Où en est le projet MSF depuis que vous êtes rentré en Suisse?

L’hôpital vient de se doter d’une unité de 40 lits pour offrir des soins intensifs aux enfants les plus sévèrement malnutris. Les premiers patients ont été admis le 24 août. MSF a aussi prévu d’ouvrir un service de pédiatrie et une unité pour traiter les cas les plus graves de rougeole. Par contre, les cas suspectés de choléra sont redirigés vers un autre centre de traitement. Notre bâtiment n’est en effet pas assez grand pour isoler les malades du choléra, hautement contagieux. Dans les camps, les vaccinations et les cliniques mobiles continuent.
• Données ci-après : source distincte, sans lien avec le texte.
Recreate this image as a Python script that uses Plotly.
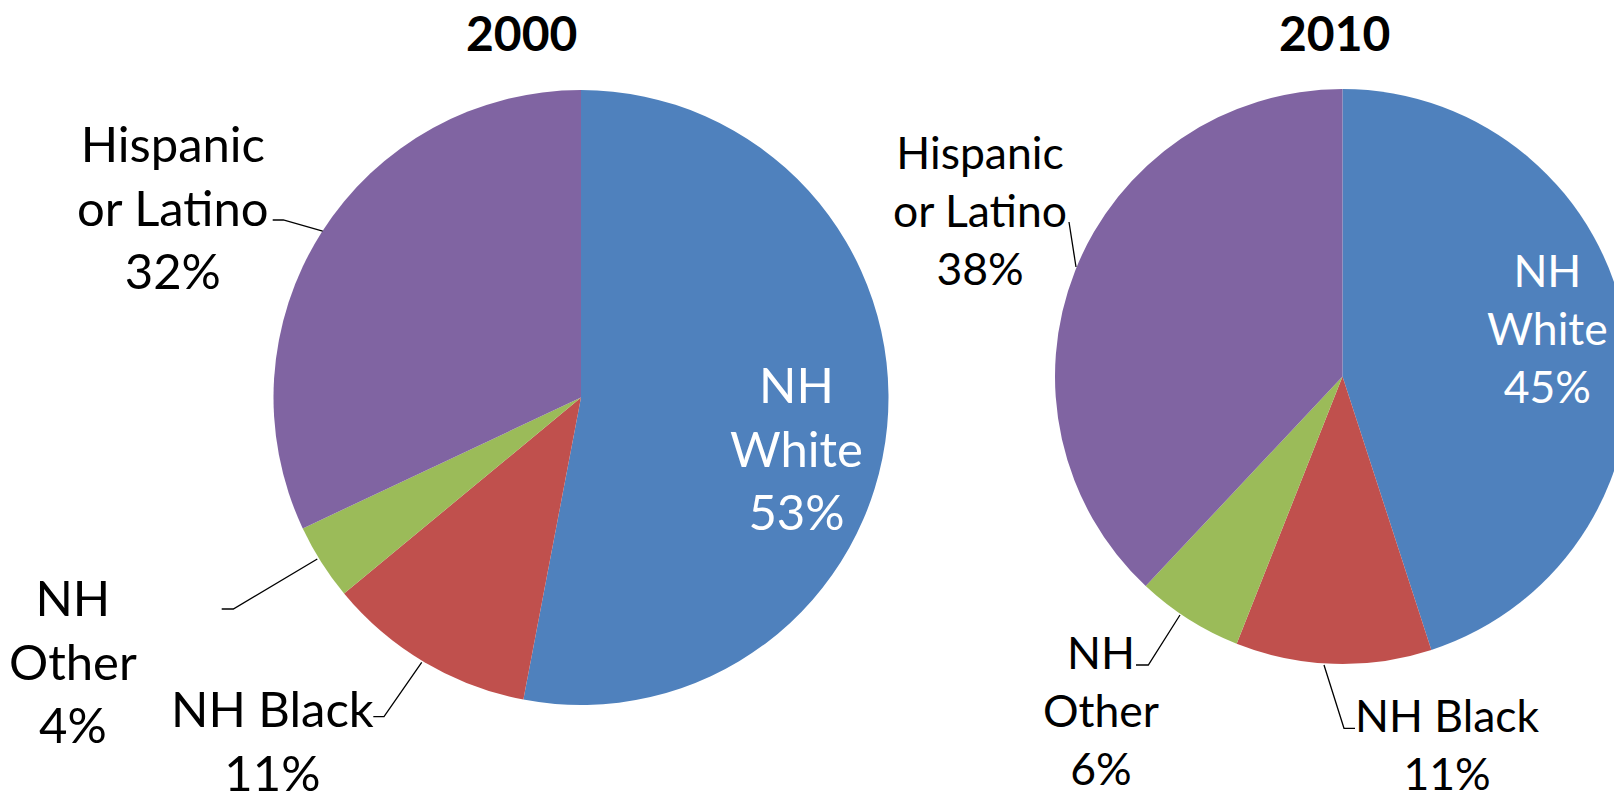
import plotly.graph_objects as go

# ---- data ----
categories = ["NH White", "NH Black", "NH Other", "Hispanic or Latino"]
values_2000 = [53, 11, 4, 32]
values_2010 = [45, 11, 6, 38]
years = ["2000", "2010"]
label_lines = {
    "NH White": "NH<br>White",
    "NH Black": "NH Black",
    "NH Other": "NH<br>Other",
    "Hispanic or Latino": "Hispanic<br>or Latino",
}
colors = ["#4F81BD", "#C0504D", "#9BBB59", "#8064A2"]

W, H = 1622, 794
OFF = 8  # page body margin in the browser
FONT = "Lato, Calibri, 'Open Sans', sans-serif"


def px(x):
    return (x - OFF) / W


def py(y):
    return 1 - (y - OFF) / H


fig = go.Figure()

pie_boxes = [
    dict(x=[px(273.5), px(888.5)], y=[py(705), py(90)]),
    dict(x=[px(1055), 1.0], y=[py(665), py(88)]),
]
for vals, year, dom in zip([values_2000, values_2010], years, pie_boxes):
    fig.add_trace(go.Pie(
        labels=categories, values=vals, sort=False, direction="clockwise",
        rotation=0, textinfo="none", hoverinfo="label+percent",
        marker=dict(colors=colors, line=dict(width=0)),
        domain=dom, showlegend=False, name=year,
    ))

annotations = []
# titles
for year, cx in zip(years, [521, 1334]):
    annotations.append(dict(
        text=f"<b>{year}</b>", x=px(cx), y=py(33), xref="paper", yref="paper",
        showarrow=False, xanchor="center", yanchor="middle",
        font=dict(family=FONT, size=48, color="black")))

# label positions (layout only)
label_pos = [
    # 2000
    {"NH White": (796, 447), "NH Black": (272, 740), "NH Other": (73, 660),
     "Hispanic or Latino": (173, 206)},
    # 2010
    {"NH White": (1547, 328), "NH Black": (1447, 743), "NH Other": (1101, 709),
     "Hispanic or Latino": (980, 210)},
]
font_sizes = [49, 44.5]
for vals, pos, fs in zip([values_2000, values_2010], label_pos, font_sizes):
    for cat, v in zip(categories, vals):
        cx, cy = pos[cat]
        annotations.append(dict(
            text=f"{label_lines[cat]}<br>{v}%", x=px(cx), y=py(cy),
            xref="paper", yref="paper", showarrow=False,
            xanchor="center", yanchor="middle", align="center",
            font=dict(family=FONT, size=fs,
                      color="white" if cat == "NH White" else "black")))

# leader lines (pixel paths)
leaders = [
    [(272.7, 220), (283.3, 220), (322.7, 231)],
    [(221.7, 609), (233.3, 609), (317.3, 559)],
    [(373.3, 716.7), (384, 716.7), (421.7, 662.3)],
    [(1069, 222), (1076, 267)],
    [(1136, 665), (1148.3, 665), (1180, 615)],
    [(1355, 728.3), (1344, 728.3), (1324, 665)],
]
shapes = []
for pts in leaders:
    path = "M " + " L ".join(f"{px(x):.5f},{py(y):.5f}" for x, y in pts)
    shapes.append(dict(type="path", path=path, xref="paper", yref="paper",
                       line=dict(color="black", width=1.3)))

fig.update_layout(
    width=W, height=H, margin=dict(l=0, r=0, t=0, b=0),
    paper_bgcolor="white", plot_bgcolor="white",
    annotations=annotations, shapes=shapes,
)

fig.write_html("out.html")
MSF travaille en Somalie depuis 1991. L’organisation fournit actuellement des soins médicaux dans huit régions du pays. Plus de 1 400 Somaliens, soutenus par environ 100 personnes à Nairobi, fournissent un accès gratuit aux soins de santé primaires, à la chirurgie, à la prise en charge de la malnutrition. Ils apportent également une aide aux personnes déplacées en matière de soins médicaux, d’approvisionnement en eau et de distribution d’articles de première nécessité sur neuf sites au sud et au centre de la Somalie. MSF dispense aussi des soins aux réfugiés somaliens au Kenya (dans les camps de Dagahaley et Ifo) et en Ethiopie (Liben).